Set exercise =
Quote all lines below exactly. Images stay out.

Provided material =

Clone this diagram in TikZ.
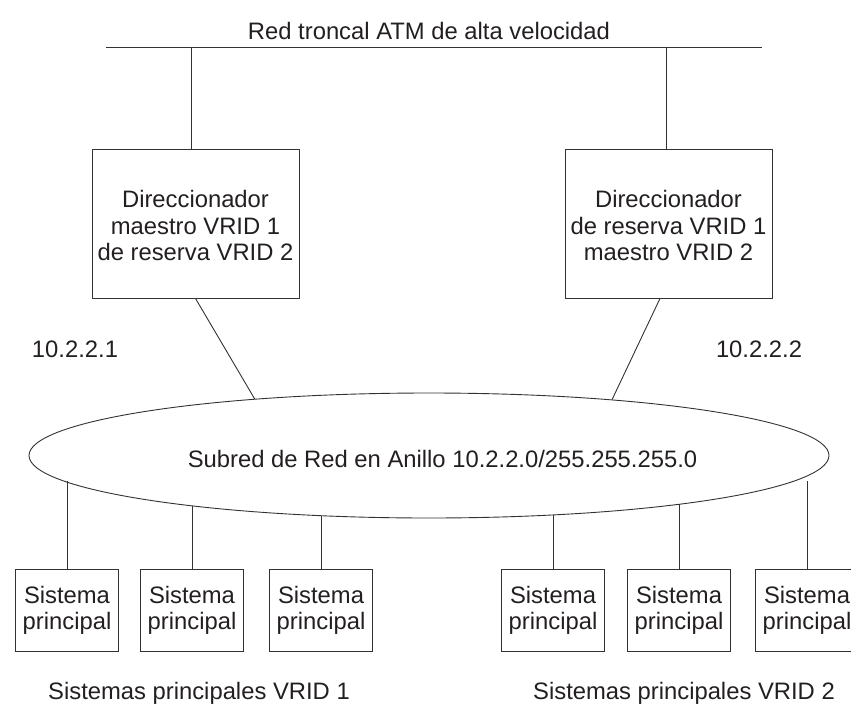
\documentclass[tikz,border=0pt]{standalone}
\usepackage{fontspec}
\setmainfont{Liberation Sans}
\usetikzlibrary{shapes.geometric}
\definecolor{ink}{RGB}{35,31,32}
\definecolor{wire}{RGB}{50,50,50}
\begin{document}
\begin{tikzpicture}[x=1pt,y=-1pt,
  every node/.style={text=ink, font=\fontsize{23.8}{26.5}\selectfont},
  wirel/.style={draw=wire, line width=0.9pt},
  router/.style={wirel, rectangle, minimum width=207pt, minimum height=149pt, inner sep=0pt, align=center},
  host/.style={wirel, rectangle, minimum width=103pt, minimum height=82pt, inner sep=0pt, align=center, font=\fontsize{23.8}{26}\selectfont},
  lbl/.style={anchor=base, inner sep=0pt}]
\useasboundingbox (0,0) rectangle (851,704);

% backbone
\node[lbl] (title) at (429,39) {Red troncal ATM de alta velocidad};
\coordinate (bbL) at (106,47);
\coordinate (bbR) at (762,47);
\draw[wirel] (bbL) -- (bbR);

% routers
\node[router] (rtA) at (195.5,223.5) {\rule{0pt}{22pt}Direccionador\\maestro VRID 1\\de reserva VRID 2};
\node[router] (rtB) at (668.5,223.5) {\rule{0pt}{22pt}Direccionador\\de reserva VRID 1\\maestro VRID 2};
\coordinate (tA) at (191,47);
\coordinate (tB) at (666,47);
\draw[wirel] (tA) -- (tA |- rtA.north);
\draw[wirel] (tB) -- (tB |- rtB.north);

\node[lbl] (ipA) at (75,357) {10.2.2.1};
\node[lbl] (ipB) at (759,357) {10.2.2.2};

% ring subnet
\node[wirel, ellipse, minimum width=800pt, minimum height=125pt, inner sep=0pt] (ring) at (429,455.5) {};
\node[lbl] (ringtxt) at (442.5,467) {Subred de Red en Anillo 10.2.2.0/255.255.255.0};

\draw[wirel] (rtA.south) -- (ring.162.3);
\draw[wirel] ([xshift=-8.5pt]rtB.south) -- (ring.17.9);

% hosts
\node[host] (h1) at (67,610) {Sistema\\principal};
\node[host] (h2) at (192,610) {Sistema\\principal};
\node[host] (h3) at (321,610) {Sistema\\principal};
\node[host] (h4) at (553,610) {Sistema\\principal};
\node[host] (h5) at (679,610) {Sistema\\principal};
\node[host] (h6) at (807,610) {Sistema\\principal};

\draw[wirel] (h1.north) -- (h1.north |- ring.184.2);
\draw[wirel] (h2.north) -- (h2.north |- ring.192.0);
\draw[wirel] (h3.north) -- (h3.north |- ring.209.1);
\draw[wirel] (h4.north) -- (h4.north |- ring.334.4);
\draw[wirel] (h5.north) -- (h5.north |- ring.349.0);
\draw[wirel] (h6.north) -- (h6.north |- ring.356.9);

\node[lbl] (grpA) at (199,699) {Sistemas principales VRID 1};
\node[lbl] (grpB) at (684,699) {Sistemas principales VRID 2};
\end{tikzpicture}
\end{document}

Full response =
Clone this diagram in TikZ.
\documentclass[tikz,border=0pt]{standalone}
\usepackage{fontspec}
\setmainfont{Liberation Sans}
\usetikzlibrary{shapes.geometric}
\definecolor{ink}{RGB}{35,31,32}
\definecolor{wire}{RGB}{50,50,50}
\begin{document}
\begin{tikzpicture}[x=1pt,y=-1pt,
  every node/.style={text=ink, font=\fontsize{23.8}{26.5}\selectfont},
  wirel/.style={draw=wire, line width=0.9pt},
  router/.style={wirel, rectangle, minimum width=207pt, minimum height=149pt, inner sep=0pt, align=center},
  host/.style={wirel, rectangle, minimum width=103pt, minimum height=82pt, inner sep=0pt, align=center, font=\fontsize{23.8}{26}\selectfont},
  lbl/.style={anchor=base, inner sep=0pt}]
\useasboundingbox (0,0) rectangle (851,704);

% backbone
\node[lbl] (title) at (429,39) {Red troncal ATM de alta velocidad};
\coordinate (bbL) at (106,47);
\coordinate (bbR) at (762,47);
\draw[wirel] (bbL) -- (bbR);

% routers
\node[router] (rtA) at (195.5,223.5) {\rule{0pt}{22pt}Direccionador\\maestro VRID 1\\de reserva VRID 2};
\node[router] (rtB) at (668.5,223.5) {\rule{0pt}{22pt}Direccionador\\de reserva VRID 1\\maestro VRID 2};
\coordinate (tA) at (191,47);
\coordinate (tB) at (666,47);
\draw[wirel] (tA) -- (tA |- rtA.north);
\draw[wirel] (tB) -- (tB |- rtB.north);

\node[lbl] (ipA) at (75,357) {10.2.2.1};
\node[lbl] (ipB) at (759,357) {10.2.2.2};

% ring subnet
\node[wirel, ellipse, minimum width=800pt, minimum height=125pt, inner sep=0pt] (ring) at (429,455.5) {};
\node[lbl] (ringtxt) at (442.5,467) {Subred de Red en Anillo 10.2.2.0/255.255.255.0};

\draw[wirel] (rtA.south) -- (ring.162.3);
\draw[wirel] ([xshift=-8.5pt]rtB.south) -- (ring.17.9);

% hosts
\node[host] (h1) at (67,610) {Sistema\\principal};
\node[host] (h2) at (192,610) {Sistema\\principal};
\node[host] (h3) at (321,610) {Sistema\\principal};
\node[host] (h4) at (553,610) {Sistema\\principal};
\node[host] (h5) at (679,610) {Sistema\\principal};
\node[host] (h6) at (807,610) {Sistema\\principal};

\draw[wirel] (h1.north) -- (h1.north |- ring.184.2);
\draw[wirel] (h2.north) -- (h2.north |- ring.192.0);
\draw[wirel] (h3.north) -- (h3.north |- ring.209.1);
\draw[wirel] (h4.north) -- (h4.north |- ring.334.4);
\draw[wirel] (h5.north) -- (h5.north |- ring.349.0);
\draw[wirel] (h6.north) -- (h6.north |- ring.356.9);

\node[lbl] (grpA) at (199,699) {Sistemas principales VRID 1};
\node[lbl] (grpB) at (684,699) {Sistemas principales VRID 2};
\end{tikzpicture}
\end{document}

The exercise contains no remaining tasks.